**Given entries**
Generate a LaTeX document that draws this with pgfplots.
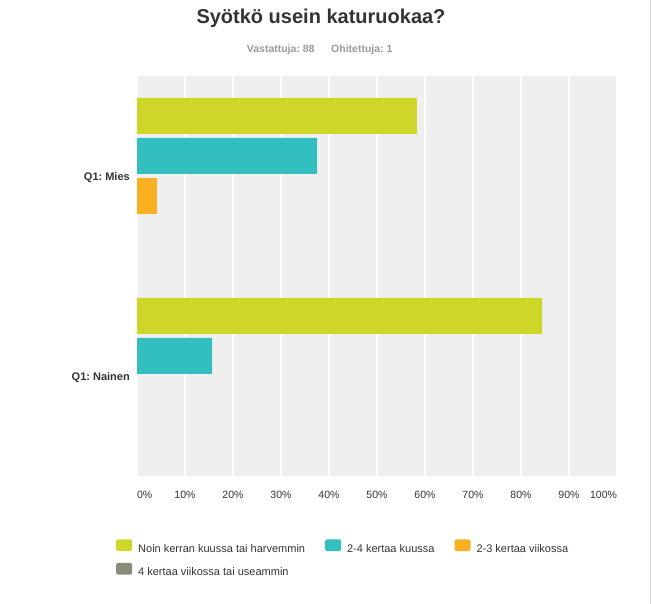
\documentclass[border=0pt]{standalone}
\usepackage{fontspec}
\setmainfont{Liberation Sans}
\usepackage{pgfplots}
\pgfplotsset{compat=1.18}
\definecolor{cgreen}{HTML}{CFD62A}
\definecolor{cteal}{HTML}{33BEC0}
\definecolor{corange}{HTML}{F9B122}
\definecolor{cgray}{HTML}{8A8B78}
\definecolor{bgc}{HTML}{EFEFEF}
\definecolor{bordc}{HTML}{DEDEDE}
\definecolor{txt}{HTML}{333333}
\definecolor{subc}{HTML}{9A9A9A}
\frenchspacing
\begin{document}
\begin{tikzpicture}[x=1pt,y=1pt]
\useasboundingbox (0,0) rectangle (651,604);
\draw[color=black!18, line width=1pt] (650.5,0) -- (650.5,604);
\node[anchor=base, inner sep=0, text=txt, font=\fontsize{20}{22}\selectfont\bfseries] at (321,580) {Syötkö usein katuruokaa?};
\node[anchor=base west, inner sep=0, text=subc, font=\fontsize{10.5}{12}\selectfont\bfseries] at (246.7,551) {Vastattuja: 88};
\node[anchor=base west, inner sep=0, text=subc, font=\fontsize{10.5}{12}\selectfont\bfseries] at (331,551) {Ohitettuja: 1};
\begin{axis}[
  at={(137pt,128pt)}, anchor=south west,
  scale only axis, width=480pt, height=400pt,
  xbar, bar width=36pt,
  xmin=0, xmax=100, ymin=-0.5, ymax=1.5,
  axis background/.style={fill=bgc},
  axis line style={draw=none},
  major tick length=0pt,
  xmajorgrids, grid style={white, line width=1.5pt},
  xtick={0,10,...,100},
  xticklabels={\makebox[0pt][l]{0\%},10\%,20\%,30\%,40\%,50\%,60\%,70\%,80\%,90\%,\makebox[0pt][r]{100\%}},
  xticklabel style={anchor=base, yshift=-23pt, inner sep=0pt, text=txt, font=\fontsize{10.5}{12}\selectfont},
  ytick={0,1},
  yticklabels={Q1: Nainen, Q1: Mies},
  yticklabel style={anchor=east, inner sep=0pt, xshift=-7pt, yshift=-2pt, text=txt, font=\fontsize{11}{13}\selectfont\bfseries},
  /pgf/number format/assume math mode=true,
  legend columns=3,
  legend cell align=left,
  legend image code/.code={\fill[#1, draw=none, rounded corners=1.5pt] (0pt,-2.2pt) rectangle (16pt,9.5pt);},
  legend style={at={(-0.04375,-0.158)}, anchor=north west, draw=none, fill=none, inner sep=0pt,
    font=\fontsize{11}{13}\selectfont, text=txt,
    nodes={inner sep=0pt, text height=9.5pt, text depth=2.5pt},
    row sep=8pt,
    /tikz/every odd column/.append style={column sep=6pt},
    /tikz/every even column/.append style={column sep=20pt}},
]
\addplot[fill=cgreen, draw=none, bar shift=60pt] coordinates {(58.33,1) (84.38,0)};
\addlegendentry{Noin kerran kuussa tai harvemmin}
\addplot[fill=cteal, draw=none, bar shift=20pt] coordinates {(37.50,1) (15.63,0)};
\addlegendentry{2-4 kertaa kuussa}
\addplot[fill=corange, draw=none, bar shift=-20pt] coordinates {(4.17,1)};
\addlegendentry{2-3 kertaa viikossa}
\addlegendimage{fill=cgray, draw=none}
\addlegendentry{4 kertaa viikossa tai useammin}
\draw[color=bordc, line width=1.2pt] ([xshift=-0.6pt]rel axis cs:0,0) -- ([xshift=-0.6pt]rel axis cs:0,1);
\draw[color=bordc, line width=2pt] ([yshift=-1pt]rel axis cs:0,0) -- ([yshift=-1pt]rel axis cs:1,0);
\end{axis}
\end{tikzpicture}
\end{document}
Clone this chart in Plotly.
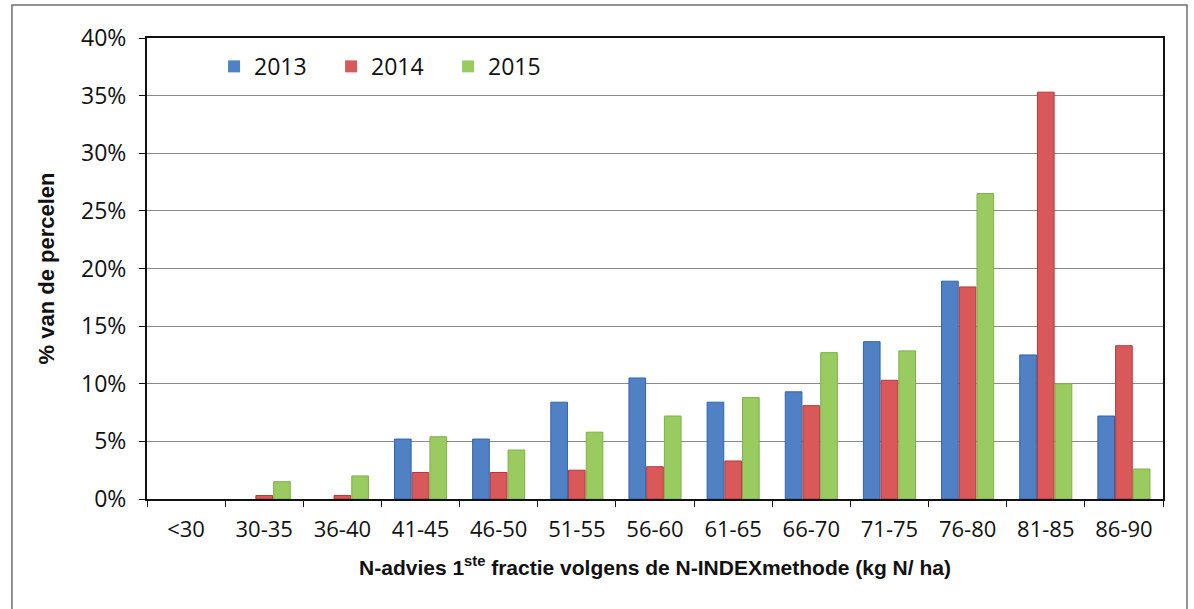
import plotly.graph_objects as go

categories = ["<30", "30-35", "36-40", "41-45", "46-50", "51-55", "56-60",
              "61-65", "66-70", "71-75", "76-80", "81-85", "86-90"]
v2013 = [0, 0, 0, 5.2, 5.2, 8.4, 10.5, 8.4, 9.3, 13.65, 18.9, 12.5, 7.2]
v2014 = [0, 0.3, 0.3, 2.3, 2.3, 2.5, 2.8, 3.3, 8.1, 10.3, 18.4, 35.3, 13.3]
v2015 = [0, 1.5, 2.0, 5.4, 4.25, 5.8, 7.2, 8.8, 12.7, 12.85, 26.5, 10.0, 2.6]
y_ticks = [0, 5, 10, 15, 20, 25, 30, 35, 40]
y_tick_labels = [f"{v}%" for v in y_ticks]

series = [
    ("2013", v2013, "#4F81C4", "#2F64AE"),
    ("2014", v2014, "#D9595B", "#B5383B"),
    ("2015", v2015, "#9ACB61", "#7DB046"),
]

fig = go.Figure()
for name, vals, col, line in series:
    fig.add_trace(go.Bar(
        x=categories, y=vals, name=name,
        marker=dict(color=col,
                    line=dict(color=line, width=[0 if v == 0 else 1 for v in vals])),
    ))

fig.update_layout(
    width=1194, height=609,
    margin=dict(l=147, r=31, t=38, b=110),
    paper_bgcolor="white", plot_bgcolor="white",
    barmode="group", bargap=0.32, bargroupgap=0.06,
    font=dict(family="Open Sans, Noto Sans, sans-serif", color="#111111"),
    legend=dict(
        orientation="h", x=0.066, y=0.985, xanchor="left", yanchor="top",
        font=dict(size=23, family="Open Sans, sans-serif", color="#111"),
        bgcolor="rgba(0,0,0,0)", itemwidth=30, traceorder="normal",
        entrywidth=72,
    ),
    showlegend=True,
)

fig.update_yaxes(
    range=[0, 40], tickvals=y_ticks, ticktext=y_tick_labels,
    showgrid=True, gridcolor="#8A8A8A", gridwidth=1,
    showline=True, linecolor="#111111", linewidth=2, mirror=True,
    ticks="outside", ticklen=6, tickcolor="#111111",
    ticklabelstandoff=8,
    tickfont=dict(size=23, family="Open Sans, sans-serif", color="#111"),
    zeroline=False,
    title=dict(text="% van de percelen",
               font=dict(size=22, family="Liberation Sans, Arial, sans-serif",
                         color="#111", weight="bold"),
               standoff=20),
)
fig.update_xaxes(
    showline=True, linecolor="#111111", linewidth=2, mirror=True,
    ticks="outside", ticklen=6, tickcolor="#111111", tickson="boundaries",
    ticklabelstandoff=10,
    tickfont=dict(size=22, family="Open Sans, sans-serif", color="#111"),
    title=dict(text="N-advies 1<sup>ste</sup> fractie volgens de N-INDEXmethode (kg N/ ha)",
               font=dict(size=21, family="Liberation Sans, Arial, sans-serif",
                         color="#111", weight="bold"),
               standoff=18),
)

# outer chart frame
fig.add_shape(type="rect", xref="paper", yref="paper",
              x0=-0.1329, x1=1.0236, y0=-0.26, y1=1.0716,
              line=dict(color="#6F6F6F", width=1.5), fillcolor="rgba(0,0,0,0)",
              layer="below")

fig.write_html("out.html",
               config={"displayModeBar": False},
               post_script="document.body.style.margin='0';document.body.style.overflow='hidden';")
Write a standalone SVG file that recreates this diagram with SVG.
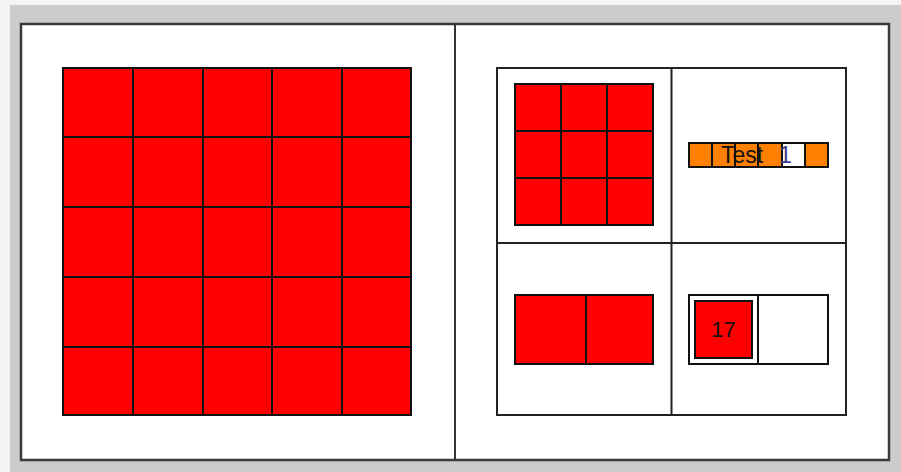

**Exercise**
Copy out every line from the data above that has "standalone" in it.

**Output of the task**
\documentclass[border=0pt]{standalone}
Write a standalone SVG file that recreates this diagram with SVG.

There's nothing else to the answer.